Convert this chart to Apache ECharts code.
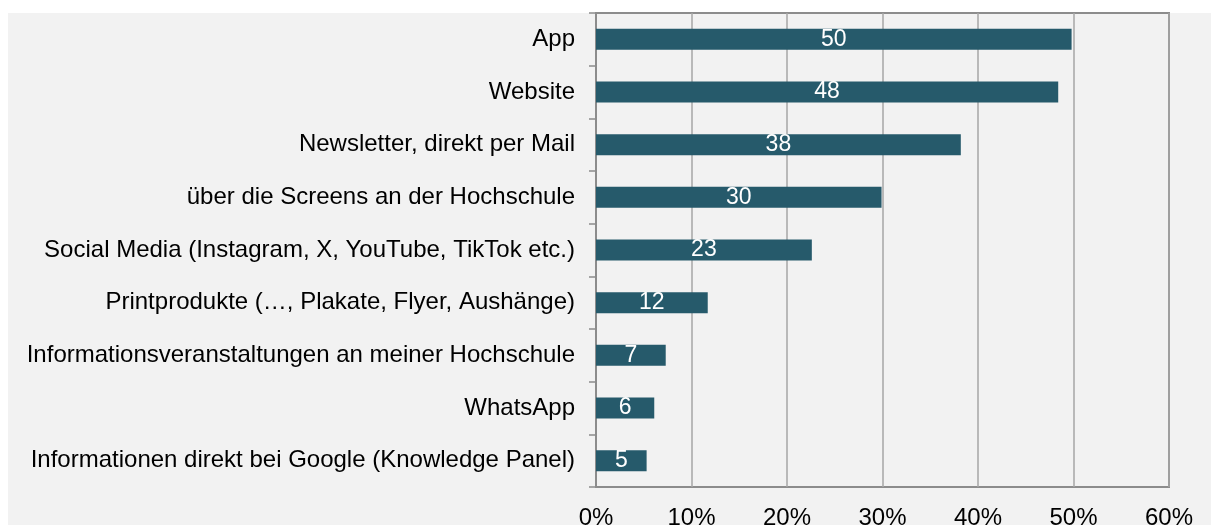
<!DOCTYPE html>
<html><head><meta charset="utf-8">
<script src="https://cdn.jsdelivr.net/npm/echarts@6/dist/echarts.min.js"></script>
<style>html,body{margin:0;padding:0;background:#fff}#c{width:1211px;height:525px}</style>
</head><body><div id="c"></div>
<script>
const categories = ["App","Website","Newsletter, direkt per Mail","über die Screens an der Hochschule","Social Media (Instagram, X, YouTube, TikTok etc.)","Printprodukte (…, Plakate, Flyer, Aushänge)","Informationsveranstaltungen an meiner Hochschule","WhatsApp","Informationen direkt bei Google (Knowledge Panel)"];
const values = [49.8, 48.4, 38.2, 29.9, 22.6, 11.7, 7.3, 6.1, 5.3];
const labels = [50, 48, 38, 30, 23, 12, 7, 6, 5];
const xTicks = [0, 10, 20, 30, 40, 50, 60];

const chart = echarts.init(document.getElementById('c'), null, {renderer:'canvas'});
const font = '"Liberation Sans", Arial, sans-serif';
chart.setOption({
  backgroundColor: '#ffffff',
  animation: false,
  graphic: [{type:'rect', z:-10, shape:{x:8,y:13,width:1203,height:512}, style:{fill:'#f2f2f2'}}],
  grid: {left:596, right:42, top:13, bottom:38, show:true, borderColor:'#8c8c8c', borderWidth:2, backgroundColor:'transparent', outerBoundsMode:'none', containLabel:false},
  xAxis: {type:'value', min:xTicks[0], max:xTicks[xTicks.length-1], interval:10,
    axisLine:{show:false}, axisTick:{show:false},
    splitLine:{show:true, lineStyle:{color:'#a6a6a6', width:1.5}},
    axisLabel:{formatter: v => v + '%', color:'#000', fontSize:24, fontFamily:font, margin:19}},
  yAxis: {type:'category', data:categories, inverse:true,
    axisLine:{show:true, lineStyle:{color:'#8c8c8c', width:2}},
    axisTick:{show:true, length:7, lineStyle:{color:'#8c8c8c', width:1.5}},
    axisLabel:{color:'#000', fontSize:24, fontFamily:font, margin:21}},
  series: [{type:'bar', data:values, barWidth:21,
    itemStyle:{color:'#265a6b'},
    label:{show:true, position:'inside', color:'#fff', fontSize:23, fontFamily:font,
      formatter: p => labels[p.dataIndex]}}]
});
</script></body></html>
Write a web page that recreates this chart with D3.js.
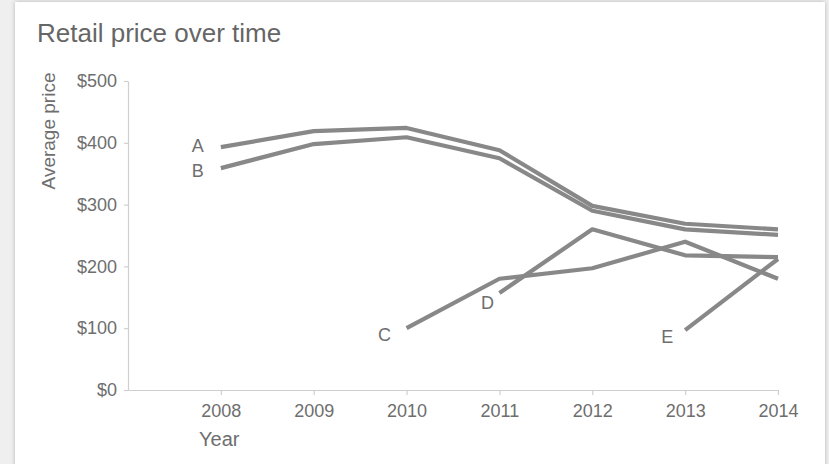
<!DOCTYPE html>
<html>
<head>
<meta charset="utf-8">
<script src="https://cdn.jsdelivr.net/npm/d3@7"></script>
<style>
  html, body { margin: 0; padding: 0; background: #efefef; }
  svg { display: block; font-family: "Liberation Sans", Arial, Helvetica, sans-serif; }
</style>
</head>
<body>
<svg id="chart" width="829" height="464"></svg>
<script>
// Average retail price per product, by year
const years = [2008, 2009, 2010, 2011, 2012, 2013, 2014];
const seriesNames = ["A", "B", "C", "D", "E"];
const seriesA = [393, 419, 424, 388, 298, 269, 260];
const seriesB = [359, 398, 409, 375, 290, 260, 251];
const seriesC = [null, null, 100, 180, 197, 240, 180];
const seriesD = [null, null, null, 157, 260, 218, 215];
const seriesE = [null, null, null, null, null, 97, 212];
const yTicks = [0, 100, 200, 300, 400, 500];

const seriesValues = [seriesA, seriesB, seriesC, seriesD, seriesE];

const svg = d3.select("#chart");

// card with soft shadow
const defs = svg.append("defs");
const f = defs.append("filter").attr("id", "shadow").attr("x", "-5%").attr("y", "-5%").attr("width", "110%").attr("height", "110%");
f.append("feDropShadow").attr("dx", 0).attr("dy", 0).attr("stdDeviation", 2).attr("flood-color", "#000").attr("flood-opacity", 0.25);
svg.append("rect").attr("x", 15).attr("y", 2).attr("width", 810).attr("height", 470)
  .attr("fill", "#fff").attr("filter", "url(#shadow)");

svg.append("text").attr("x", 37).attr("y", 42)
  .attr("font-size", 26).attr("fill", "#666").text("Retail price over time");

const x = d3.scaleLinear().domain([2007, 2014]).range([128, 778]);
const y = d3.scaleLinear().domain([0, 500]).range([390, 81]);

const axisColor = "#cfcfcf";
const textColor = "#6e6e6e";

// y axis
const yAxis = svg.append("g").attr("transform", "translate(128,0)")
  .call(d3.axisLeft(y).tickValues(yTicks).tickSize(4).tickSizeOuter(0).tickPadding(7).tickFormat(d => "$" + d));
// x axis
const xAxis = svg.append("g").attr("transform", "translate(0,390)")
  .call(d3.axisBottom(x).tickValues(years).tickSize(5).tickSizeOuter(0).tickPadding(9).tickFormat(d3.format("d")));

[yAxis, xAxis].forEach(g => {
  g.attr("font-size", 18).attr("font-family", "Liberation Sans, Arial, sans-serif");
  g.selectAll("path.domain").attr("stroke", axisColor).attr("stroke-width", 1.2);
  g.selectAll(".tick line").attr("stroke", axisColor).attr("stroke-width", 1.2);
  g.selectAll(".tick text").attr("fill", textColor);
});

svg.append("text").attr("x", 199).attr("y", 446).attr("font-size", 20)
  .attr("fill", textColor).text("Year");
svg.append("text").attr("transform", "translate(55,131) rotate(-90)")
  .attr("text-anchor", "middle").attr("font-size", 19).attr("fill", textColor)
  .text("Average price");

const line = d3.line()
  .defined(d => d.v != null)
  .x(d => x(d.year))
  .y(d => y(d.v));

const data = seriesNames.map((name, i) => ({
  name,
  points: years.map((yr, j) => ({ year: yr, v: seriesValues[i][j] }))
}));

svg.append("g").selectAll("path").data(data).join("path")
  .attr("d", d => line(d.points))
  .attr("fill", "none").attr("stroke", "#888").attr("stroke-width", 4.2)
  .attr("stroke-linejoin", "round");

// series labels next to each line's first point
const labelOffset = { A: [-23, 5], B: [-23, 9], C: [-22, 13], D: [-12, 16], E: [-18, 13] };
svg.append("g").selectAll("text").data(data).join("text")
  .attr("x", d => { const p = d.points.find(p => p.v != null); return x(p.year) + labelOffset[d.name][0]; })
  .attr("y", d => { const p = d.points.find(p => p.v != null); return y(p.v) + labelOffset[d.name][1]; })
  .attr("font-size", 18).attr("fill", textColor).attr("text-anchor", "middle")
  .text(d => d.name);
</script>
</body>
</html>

Work required: Omit every picture, then reproduce the rest of the listing exactly.

Reply:
Convert this chart to Apache ECharts code.
<!DOCTYPE html>
<html><head><meta charset="utf-8">
<script src="https://cdn.jsdelivr.net/npm/echarts@6/dist/echarts.min.js"></script>
<style>html,body{margin:0;padding:0;background:#fff}#c{width:1211px;height:525px}</style>
</head><body><div id="c"></div>
<script>
const categories = ["App","Website","Newsletter, direkt per Mail","über die Screens an der Hochschule","Social Media (Instagram, X, YouTube, TikTok etc.)","Printprodukte (…, Plakate, Flyer, Aushänge)","Informationsveranstaltungen an meiner Hochschule","WhatsApp","Informationen direkt bei Google (Knowledge Panel)"];
const values = [49.8, 48.4, 38.2, 29.9, 22.6, 11.7, 7.3, 6.1, 5.3];
const labels = [50, 48, 38, 30, 23, 12, 7, 6, 5];
const xTicks = [0, 10, 20, 30, 40, 50, 60];

const chart = echarts.init(document.getElementById('c'), null, {renderer:'canvas'});
const font = '"Liberation Sans", Arial, sans-serif';
chart.setOption({
  backgroundColor: '#ffffff',
  animation: false,
  graphic: [{type:'rect', z:-10, shape:{x:8,y:13,width:1203,height:512}, style:{fill:'#f2f2f2'}}],
  grid: {left:596, right:42, top:13, bottom:38, show:true, borderColor:'#8c8c8c', borderWidth:2, backgroundColor:'transparent', outerBoundsMode:'none', containLabel:false},
  xAxis: {type:'value', min:xTicks[0], max:xTicks[xTicks.length-1], interval:10,
    axisLine:{show:false}, axisTick:{show:false},
    splitLine:{show:true, lineStyle:{color:'#a6a6a6', width:1.5}},
    axisLabel:{formatter: v => v + '%', color:'#000', fontSize:24, fontFamily:font, margin:19}},
  yAxis: {type:'category', data:categories, inverse:true,
    axisLine:{show:true, lineStyle:{color:'#8c8c8c', width:2}},
    axisTick:{show:true, length:7, lineStyle:{color:'#8c8c8c', width:1.5}},
    axisLabel:{color:'#000', fontSize:24, fontFamily:font, margin:21}},
  series: [{type:'bar', data:values, barWidth:21,
    itemStyle:{color:'#265a6b'},
    label:{show:true, position:'inside', color:'#fff', fontSize:23, fontFamily:font,
      formatter: p => labels[p.dataIndex]}}]
});
</script></body></html>
Write a web page that recreates this chart with D3.js.
<!DOCTYPE html>
<html>
<head>
<meta charset="utf-8">
<script src="https://cdn.jsdelivr.net/npm/d3@7"></script>
<style>
  html, body { margin: 0; padding: 0; background: #efefef; }
  svg { display: block; font-family: "Liberation Sans", Arial, Helvetica, sans-serif; }
</style>
</head>
<body>
<svg id="chart" width="829" height="464"></svg>
<script>
// Average retail price per product, by year
const years = [2008, 2009, 2010, 2011, 2012, 2013, 2014];
const seriesNames = ["A", "B", "C", "D", "E"];
const seriesA = [393, 419, 424, 388, 298, 269, 260];
const seriesB = [359, 398, 409, 375, 290, 260, 251];
const seriesC = [null, null, 100, 180, 197, 240, 180];
const seriesD = [null, null, null, 157, 260, 218, 215];
const seriesE = [null, null, null, null, null, 97, 212];
const yTicks = [0, 100, 200, 300, 400, 500];

const seriesValues = [seriesA, seriesB, seriesC, seriesD, seriesE];

const svg = d3.select("#chart");

// card with soft shadow
const defs = svg.append("defs");
const f = defs.append("filter").attr("id", "shadow").attr("x", "-5%").attr("y", "-5%").attr("width", "110%").attr("height", "110%");
f.append("feDropShadow").attr("dx", 0).attr("dy", 0).attr("stdDeviation", 2).attr("flood-color", "#000").attr("flood-opacity", 0.25);
svg.append("rect").attr("x", 15).attr("y", 2).attr("width", 810).attr("height", 470)
  .attr("fill", "#fff").attr("filter", "url(#shadow)");

svg.append("text").attr("x", 37).attr("y", 42)
  .attr("font-size", 26).attr("fill", "#666").text("Retail price over time");

const x = d3.scaleLinear().domain([2007, 2014]).range([128, 778]);
const y = d3.scaleLinear().domain([0, 500]).range([390, 81]);

const axisColor = "#cfcfcf";
const textColor = "#6e6e6e";

// y axis
const yAxis = svg.append("g").attr("transform", "translate(128,0)")
  .call(d3.axisLeft(y).tickValues(yTicks).tickSize(4).tickSizeOuter(0).tickPadding(7).tickFormat(d => "$" + d));
// x axis
const xAxis = svg.append("g").attr("transform", "translate(0,390)")
  .call(d3.axisBottom(x).tickValues(years).tickSize(5).tickSizeOuter(0).tickPadding(9).tickFormat(d3.format("d")));

[yAxis, xAxis].forEach(g => {
  g.attr("font-size", 18).attr("font-family", "Liberation Sans, Arial, sans-serif");
  g.selectAll("path.domain").attr("stroke", axisColor).attr("stroke-width", 1.2);
  g.selectAll(".tick line").attr("stroke", axisColor).attr("stroke-width", 1.2);
  g.selectAll(".tick text").attr("fill", textColor);
});

svg.append("text").attr("x", 199).attr("y", 446).attr("font-size", 20)
  .attr("fill", textColor).text("Year");
svg.append("text").attr("transform", "translate(55,131) rotate(-90)")
  .attr("text-anchor", "middle").attr("font-size", 19).attr("fill", textColor)
  .text("Average price");

const line = d3.line()
  .defined(d => d.v != null)
  .x(d => x(d.year))
  .y(d => y(d.v));

const data = seriesNames.map((name, i) => ({
  name,
  points: years.map((yr, j) => ({ year: yr, v: seriesValues[i][j] }))
}));

svg.append("g").selectAll("path").data(data).join("path")
  .attr("d", d => line(d.points))
  .attr("fill", "none").attr("stroke", "#888").attr("stroke-width", 4.2)
  .attr("stroke-linejoin", "round");

// series labels next to each line's first point
const labelOffset = { A: [-23, 5], B: [-23, 9], C: [-22, 13], D: [-12, 16], E: [-18, 13] };
svg.append("g").selectAll("text").data(data).join("text")
  .attr("x", d => { const p = d.points.find(p => p.v != null); return x(p.year) + labelOffset[d.name][0]; })
  .attr("y", d => { const p = d.points.find(p => p.v != null); return y(p.v) + labelOffset[d.name][1]; })
  .attr("font-size", 18).attr("fill", textColor).attr("text-anchor", "middle")
  .text(d => d.name);
</script>
</body>
</html>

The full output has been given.